Memories: Geoffrey Manuel

Geoffrey Manuel's days at the BBC by Joe Latham

Geoffrey Manuel
Geoffrey Manuel outside Broadcasting House at about the time of his retirement.
Geoffrey joined the BBC in London in 1947 as a Recording Engineer and one of his early jobs was to do back-up recordings for the Royal Wedding of Princess Elizabeth and the Duke of Edinburgh. Soon after, he moved to Bristol and then, for a longer period to Glasgow. He did many recordings at the very first Edinburgh International Festival and was also the engineer recording the "Up Hellya" January Viking festival in Shetland.

His next move was to London where he was selected for training in specialist Engineering Departments. He worked in Engineering Information, Designs and was then selected for a permanent post in P&ID - Planning and Installation Department. Geoffrey specialised in the installation of Type "D" recording equipment and supervised the one in the Royal Festival Hall at the time of the Festival of Britain in 1951.

Following his time with P&ID he joined the teaching staff at the Engineering Training Department at Wood Norton near Evesham in Worcestershire and after a period of general lecturing to various Technical Operator courses settled down to run the regular Studio Managers courses with John Borwick. This is where I first met Geoffrey in 1953.

The courses were a mixture of lectures in the morning and practical work in the afternoons. Geoffrey's contributions were excellent and the whole course proved most enjoyable.

In 1954 Geoffrey moved to Staff Training at 27 Marylebone Road and set up the basic six-week SM courses for new recruits as part of their initial six months probationary period. I joined him there as Assistant Instructor in 1955.

White Network
I much admired Geoffrey's great enthusiasm and inventiveness. He organised the well-known White Network which imitated a day's broadcasting on one of the domestic networks with its own Continuity, live and pre-recorded programmes using the facilities available at Staff Training, and with all operations carried out by the SM trainees. He introduced the famous - to SM Trainees anyway - "HMS Unbroken", a programme exercise adapted by Geoffrey from the book by Alastair Mars. Lots of recorded sound effects were introduced which gave the trainees experience of working under pressure.
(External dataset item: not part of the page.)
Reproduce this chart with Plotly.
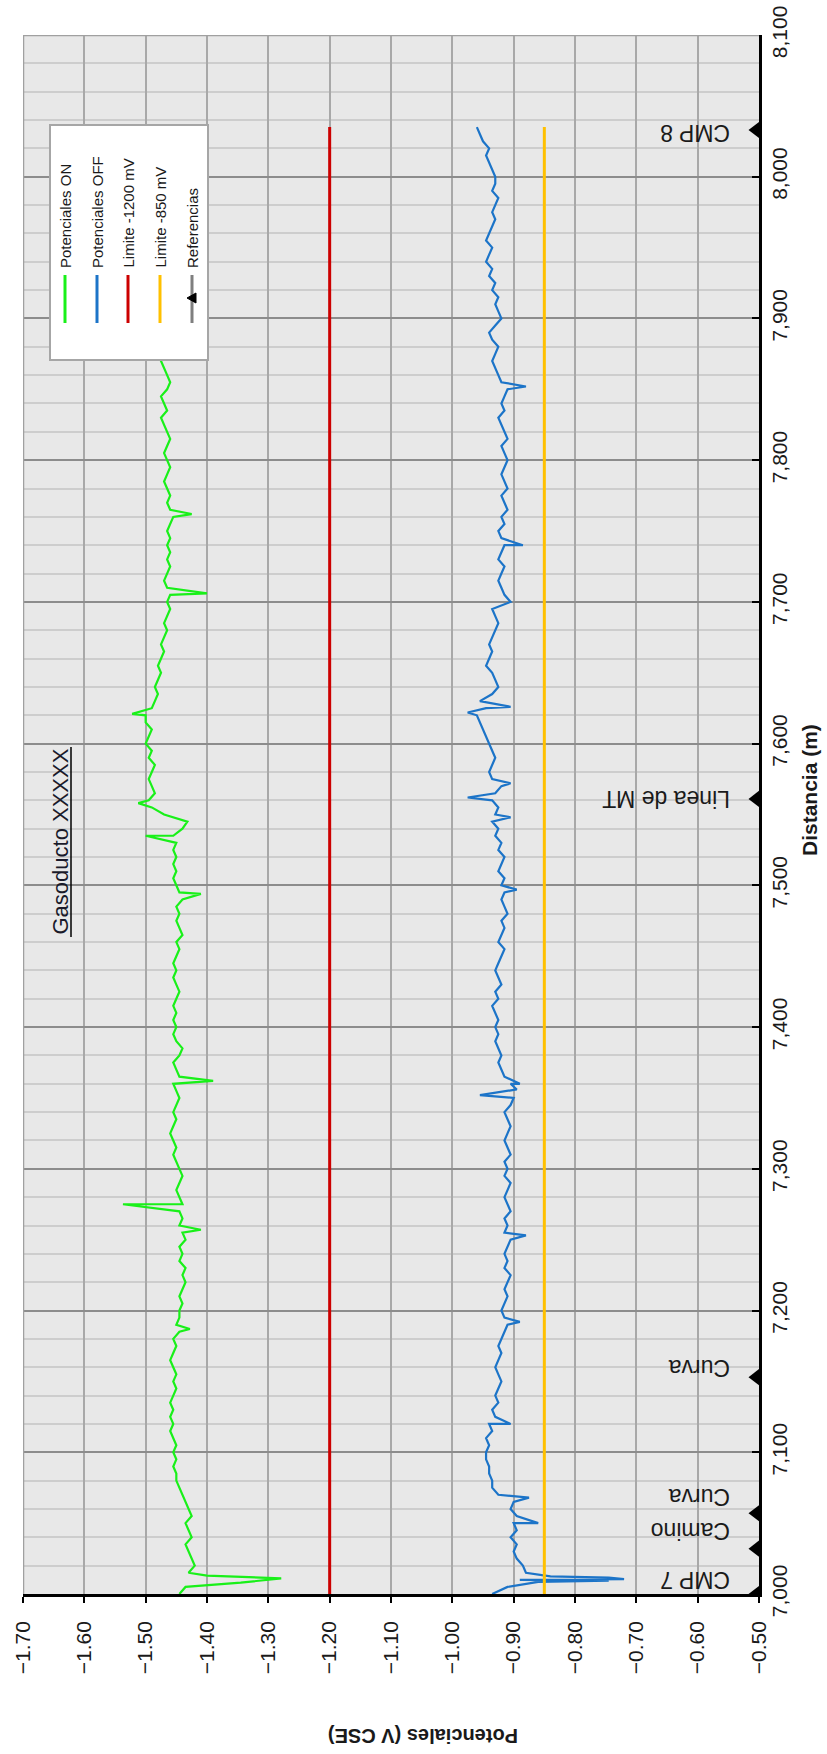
import plotly.graph_objects as go

# ---------------- data ----------------
# sampling grid of the survey (m)
dist = list(range(7000, 8040, 5))

# Potenciales ON (V CSE), one value per 5 m
pot_on = [
    # 7000-7095
    -1.445, -1.435, -1.300, -1.430, -1.420, -1.425, -1.430, -1.435, -1.425, -1.430,
    -1.435, -1.425, -1.430, -1.435, -1.440, -1.445, -1.450, -1.450, -1.455, -1.450,
    # 7100-7195
    -1.455, -1.450, -1.455, -1.460, -1.455, -1.460, -1.455, -1.460, -1.455, -1.450,
    -1.455, -1.450, -1.455, -1.460, -1.455, -1.450, -1.455, -1.445, -1.450, -1.445,
    # 7200-7295
    -1.445, -1.440, -1.445, -1.440, -1.435, -1.440, -1.435, -1.445, -1.440, -1.445,
    -1.435, -1.440, -1.445, -1.440, -1.445, -1.440, -1.445, -1.450, -1.445, -1.440,
    # 7300-7395
    -1.445, -1.450, -1.455, -1.450, -1.455, -1.460, -1.455, -1.450, -1.455, -1.450,
    -1.445, -1.450, -1.455, -1.445, -1.450, -1.455, -1.445, -1.440, -1.450, -1.455,
    # 7400-7495
    -1.450, -1.455, -1.450, -1.455, -1.450, -1.445, -1.450, -1.455, -1.450, -1.455,
    -1.450, -1.445, -1.450, -1.440, -1.445, -1.450, -1.445, -1.450, -1.440, -1.445,
    # 7500-7595
    -1.450, -1.455, -1.450, -1.455, -1.450, -1.455, -1.450, -1.455, -1.440, -1.432,
    -1.470, -1.490, -1.495, -1.485, -1.490, -1.495, -1.490, -1.485, -1.495, -1.490,
    # 7600-7695
    -1.500, -1.495, -1.490, -1.500, -1.500, -1.490, -1.485, -1.480, -1.485, -1.480,
    -1.475, -1.480, -1.475, -1.470, -1.475, -1.470, -1.465, -1.470, -1.465, -1.460,
    # 7700-7795
    -1.465, -1.460, -1.465, -1.470, -1.465, -1.460, -1.465, -1.460, -1.465, -1.460,
    -1.465, -1.460, -1.455, -1.460, -1.465, -1.460, -1.465, -1.470, -1.465, -1.460,
    # 7800-7895
    -1.465, -1.470, -1.465, -1.460, -1.465, -1.470, -1.475, -1.465, -1.470, -1.475,
    -1.465, -1.460, -1.465, -1.470, -1.475, -1.470, -1.465, -1.470, -1.475, -1.470,
    # 7900-7995
    -1.470, -1.475, -1.470, -1.465, -1.470, -1.475, -1.470, -1.465, -1.470, -1.475,
    -1.470, -1.465, -1.470, -1.475, -1.470, -1.465, -1.470, -1.475, -1.470, -1.465,
    # 8000-8035
    -1.470, -1.475, -1.470, -1.465, -1.470, -1.475, -1.470, -1.470,
]

# isolated readings (spikes) of the ON survey
on_spike_dist = [7008, 7011, 7013, 7187, 7257, 7275, 7362, 7494, 7535, 7558, 7621, 7706, 7762]
on_spike_val = [-1.345, -1.279, -1.400, -1.428, -1.410, -1.537, -1.390, -1.410, -1.500, -1.512, -1.522, -1.400, -1.425]

# Potenciales OFF (V CSE), one value per 5 m
pot_off = [
    # 7000-7095
    -0.935, -0.910, -0.890, -0.880, -0.885, -0.895, -0.900, -0.895, -0.905, -0.895,
    -0.900, -0.895, -0.905, -0.900, -0.925, -0.935, -0.935, -0.940, -0.940, -0.945,
    # 7100-7195
    -0.945, -0.940, -0.945, -0.935, -0.940, -0.930, -0.935, -0.925, -0.930, -0.925,
    -0.920, -0.925, -0.930, -0.925, -0.920, -0.925, -0.920, -0.915, -0.910, -0.915,
    # 7200-7295
    -0.920, -0.915, -0.910, -0.915, -0.910, -0.905, -0.915, -0.910, -0.915, -0.910,
    -0.905, -0.915, -0.910, -0.915, -0.905, -0.910, -0.915, -0.910, -0.905, -0.915,
    # 7300-7395
    -0.910, -0.915, -0.905, -0.910, -0.915, -0.910, -0.905, -0.910, -0.915, -0.905,
    -0.900, -0.910, -0.905, -0.915, -0.920, -0.925, -0.920, -0.925, -0.930, -0.925,
    # 7400-7495
    -0.930, -0.925, -0.930, -0.935, -0.925, -0.930, -0.920, -0.925, -0.930, -0.925,
    -0.920, -0.915, -0.925, -0.920, -0.915, -0.920, -0.910, -0.915, -0.920, -0.915,
    # 7500-7595
    -0.920, -0.915, -0.925, -0.920, -0.915, -0.925, -0.920, -0.930, -0.925, -0.935,
    -0.930, -0.925, -0.935, -0.930, -0.920, -0.935, -0.940, -0.935, -0.930, -0.935,
    # 7600-7695
    -0.940, -0.945, -0.950, -0.955, -0.960, -0.945, -0.955, -0.935, -0.925, -0.930,
    -0.935, -0.945, -0.940, -0.935, -0.940, -0.935, -0.930, -0.925, -0.930, -0.935,
    # 7700-7795
    -0.905, -0.915, -0.920, -0.925, -0.920, -0.915, -0.925, -0.920, -0.915, -0.920,
    -0.925, -0.915, -0.920, -0.910, -0.915, -0.920, -0.910, -0.915, -0.920, -0.915,
    # 7800-7895
    -0.910, -0.915, -0.920, -0.910, -0.915, -0.920, -0.925, -0.915, -0.920, -0.915,
    -0.910, -0.920, -0.925, -0.930, -0.935, -0.930, -0.925, -0.935, -0.940, -0.930,
    # 7900-7995
    -0.920, -0.925, -0.930, -0.925, -0.935, -0.930, -0.940, -0.935, -0.945, -0.940,
    -0.935, -0.945, -0.940, -0.935, -0.930, -0.935, -0.930, -0.925, -0.935, -0.930,
    # 8000-8035
    -0.930, -0.935, -0.940, -0.945, -0.940, -0.950, -0.955, -0.960,
]

# isolated readings (spikes) of the OFF survey
off_spike_dist = [7008.5, 7009.5, 7010.5, 7011.5, 7012.5, 7050, 7068, 7120, 7192, 7253,
                  7352, 7356, 7360, 7497, 7548, 7562, 7572, 7622, 7626, 7740, 7852]
off_spike_val = [-0.860, -0.745, -0.720, -0.745, -0.840, -0.860, -0.875, -0.905, -0.890, -0.880,
                 -0.955, -0.895, -0.890, -0.895, -0.905, -0.975, -0.905, -0.975, -0.905, -0.885, -0.880]

# limits (V) and their extent (m)
lim_1200 = -1.20
lim_850 = -0.85
lim_dist = [7000, 8035]

# references along the pipeline
ref_names = ["CMP 7", "Camino", "Curva", "Curva", "Linea de MT", "CMP 8"]
ref_dist = [7000, 7032, 7057, 7153, 7561, 8033]

x_ticks = [-1.70, -1.60, -1.50, -1.40, -1.30, -1.20, -1.10, -1.00, -0.90, -0.80, -0.70, -0.60, -0.50]
y_ticks = [7000, 7100, 7200, 7300, 7400, 7500, 7600, 7700, 7800, 7900, 8000, 8100]


def merge(base_d, base_v, sp_d, sp_v):
    pts = sorted(list(zip(base_d, base_v)) + list(zip(sp_d, sp_v)))
    return [p[0] for p in pts], [p[1] for p in pts]


on_d, on_v = merge(dist, pot_on, on_spike_dist, on_spike_val)
off_d, off_v = merge(dist, pot_off, off_spike_dist, off_spike_val)

# ---------------- geometry helpers (layout) ----------------
W, H = 827, 1754
L, R, T, B = 23, 759, 35, 1594
XMIN, XMAX = -1.70, -0.50
YMIN, YMAX = 7000, 8100


def px_x(px):
    return XMIN + (px - L) / (R - L) * (XMAX - XMIN)


def px_y(py):
    return YMAX - (py - T) / (B - T) * (YMAX - YMIN)


GREEN = "#19f019"
BLUE = "#1c74c8"
RED = "#cc0000"
YELLOW = "#ffc000"
FONT = "Liberation Sans"
TXT = "#1a1a1a"

fig = go.Figure()

fig.add_trace(go.Scatter(x=on_v, y=on_d, mode="lines", line=dict(color=GREEN, width=2.2),
                         name="Potenciales ON", showlegend=False))
fig.add_trace(go.Scatter(x=off_v, y=off_d, mode="lines", line=dict(color=BLUE, width=2.2),
                         name="Potenciales OFF", showlegend=False))
fig.add_trace(go.Scatter(x=[lim_1200, lim_1200], y=lim_dist, mode="lines",
                         line=dict(color=RED, width=3), name="Limite -1200 mV", showlegend=False))
fig.add_trace(go.Scatter(x=[lim_850, lim_850], y=lim_dist, mode="lines",
                         line=dict(color=YELLOW, width=3), name="Limite -850 mV", showlegend=False))
fig.add_trace(go.Scatter(x=[XMAX] * len(ref_dist), y=ref_dist, mode="markers",
                         marker=dict(symbol="triangle-left", size=21, color="black"),
                         cliponaxis=True, name="Referencias", showlegend=False))

shapes = []
# top and left borders (gray)
shapes.append(dict(type="line", xref="x", yref="y", x0=XMIN, x1=XMAX, y0=YMAX, y1=YMAX,
                   line=dict(color="#a0a0a0", width=2.5), layer="above"))
shapes.append(dict(type="line", xref="x", yref="y", x0=XMIN, x1=XMIN, y0=YMIN, y1=YMAX,
                   line=dict(color="#a0a0a0", width=2.5), layer="above"))

# legend box
shapes.append(dict(type="rect", xref="x", yref="y", x0=px_x(50), x1=px_x(208), y0=px_y(360), y1=px_y(125),
                   fillcolor="white", line=dict(color="#a6a6a6", width=2), layer="above"))
leg_cols = [65, 97, 128, 160, 192]
leg_colors = [GREEN, BLUE, RED, YELLOW, "#7f7f7f"]
leg_names = ["Potenciales ON", "Potenciales OFF", "Limite -1200 mV", "Limite -850 mV", "Referencias"]
for cx, col in zip(leg_cols, leg_colors):
    shapes.append(dict(type="line", xref="x", yref="y", x0=px_x(cx), x1=px_x(cx), y0=px_y(323), y1=px_y(275),
                       line=dict(color=col, width=3), layer="above"))
# marker sample for Referencias
cx, cy = 192, 298
path = "M {},{} L {},{} L {},{} Z".format(px_x(cx - 5), px_y(cy), px_x(cx + 4), px_y(cy - 5),
                                           px_x(cx + 4), px_y(cy + 5))
shapes.append(dict(type="path", xref="x", yref="y", path=path, fillcolor="black",
                   line=dict(color="black", width=1), layer="above"))

# underline of the title
shapes.append(dict(type="line", xref="x", yref="y", x0=px_x(71), x1=px_x(71), y0=px_y(937), y1=px_y(747),
                   line=dict(color="black", width=1.5), layer="above"))

annotations = []
for cx, name in zip(leg_cols, leg_names):
    annotations.append(dict(x=px_x(cx), y=px_y(270), xref="x", yref="y", text=name, showarrow=False,
                            textangle=-90, xanchor="center", yanchor="bottom",
                            font=dict(family=FONT, size=15, color=TXT)))

# reference labels (upside down)
label_shift_m = [10, 12, 11, 6, 0, -2]
for name, d, sh in zip(ref_names, ref_dist, label_shift_m):
    annotations.append(dict(x=XMAX, y=d + sh, xref="x", yref="y", text=name, showarrow=False,
                            textangle=180, xanchor="right", yanchor="middle", xshift=-27,
                            font=dict(family=FONT, size=23, color=TXT)))

# chart title
annotations.append(dict(x=px_x(59.5), y=px_y(842), xref="x", yref="y", text="Gasoducto XXXXX",
                        showarrow=False, textangle=-90, xanchor="center", yanchor="middle",
                        font=dict(family=FONT, size=22, color="#1a1a2a")))

# axis titles
annotations.append(dict(x=(423 - L) / (R - L), y=(B - 1736) / (B - T), xref="paper", yref="paper",
                        text="<b>Potenciales (V CSE)</b>", showarrow=False, textangle=180,
                        xanchor="center", yanchor="middle", font=dict(family=FONT, size=20, color=TXT)))
annotations.append(dict(x=(809 - L) / (R - L), y=(B - 790) / (B - T), xref="paper", yref="paper",
                        text="<b>Distancia (m)</b>", showarrow=False, textangle=-90,
                        xanchor="center", yanchor="middle", font=dict(family=FONT, size=21, color=TXT)))

fig.update_layout(
    width=W, height=H,
    margin=dict(l=L, r=W - R, t=T, b=H - B, pad=0),
    paper_bgcolor="white", plot_bgcolor="#e8e8e8",
    showlegend=False,
    shapes=shapes, annotations=annotations,
    xaxis=dict(range=[XMIN, XMAX], tickvals=x_ticks, tickformat=".2f", tickangle=-90,
               showgrid=True, gridcolor="#a8a8a8", gridwidth=1.5,
               showline=True, linecolor="black", linewidth=2.5,
               ticks="outside", ticklen=6, tickcolor="black", tickwidth=1.5,
               ticklabelstandoff=10,
               tickfont=dict(family=FONT, size=21, color=TXT), zeroline=False, automargin=False),
    yaxis=dict(range=[YMIN, YMAX], tickvals=y_ticks, tickformat=",d", tickangle=-90, side="right",
               showgrid=True, gridcolor="#8c8c8c", gridwidth=1.5,
               minor=dict(dtick=20, showgrid=True, gridcolor="#cdcdcd", gridwidth=2),
               showline=True, linecolor="black", linewidth=2.5,
               ticks="inside", ticklen=7, tickcolor="black", tickwidth=1.5,
               tickfont=dict(family=FONT, size=21, color=TXT), zeroline=False, automargin=False),
)

fig.write_html("out.html", config={"displayModeBar": False},
               post_script="document.body.style.margin='0px';document.body.style.overflow='hidden';")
He also asked my brother Christopher to perform on the piano for White Network as well as persuading him to write a couple of programmes about the clarinet. At that time Christopher was studying piano, violin and clarinet at the Royal Academy of Music just up the road. The fee for a recital was five shillings!

Geoffrey's next move was to Appointments where he undertook all the normal duties of vetting and issuing job advertisements, shortlisting and chairing selection boards. This was a particularly busy time with the big expansion in Television with the coming of BBC2. He held preliminary interviews at various universities mainly for SM trainee applicants and later chaired many of the final boards.

Following Appointments he joined Central Programme Operations, Radio as Organiser, Production Facilities with particular responsibility for staff involved in the booking of studios and recording facilities. Systems for computer scheduling were explored and special events such as the coverage of the broadcast of space flight programmes were set up.

Jean, Geoffrey and Sarah Manuel
In 1965 Geoffrey married Jean Reeves who had worked with Tim Eckersley in Radio and Joanna Spicer in Television. Daughter Sarah was born the following year.

On the retirement of Pip Porter he was appointed to the post of Assistant Head of Central Programme Operations (Studios) with Tim Eckersley as the other Assistant Head (Recordings). Brian George was Head of the Department.

Outside The Langham, 1972
During this time the BBC celebrated 50 years of broadcasting and a large placard on the front of the Langham Hotel (which belonged to the BBC in those days) advertised the fact. This group of Programme Operations staff includes Ben Clucas, Roy Maynard, Fred Climpson, myself, Derek Taylor and Geoffrey Manuel at the far right.

When Brian George retired the two sections were established as separate Departments and Geoff became Head of Programme Operations (Radio), a post he held until retirement in 1980.

Geoffrey did a fine job during his years at the BBC and carried his department through various re-organisations always keeping the interests and ambitions of the staff to the fore. It was my pleasure to work with him over a period of many years.

Sylvia Wredden
After retirement Geoffrey worked as a volunteer guide at the National Trust's Fountains Abbey and also studied for an OU degree when he was in his seventies. There's life after the BBC after all!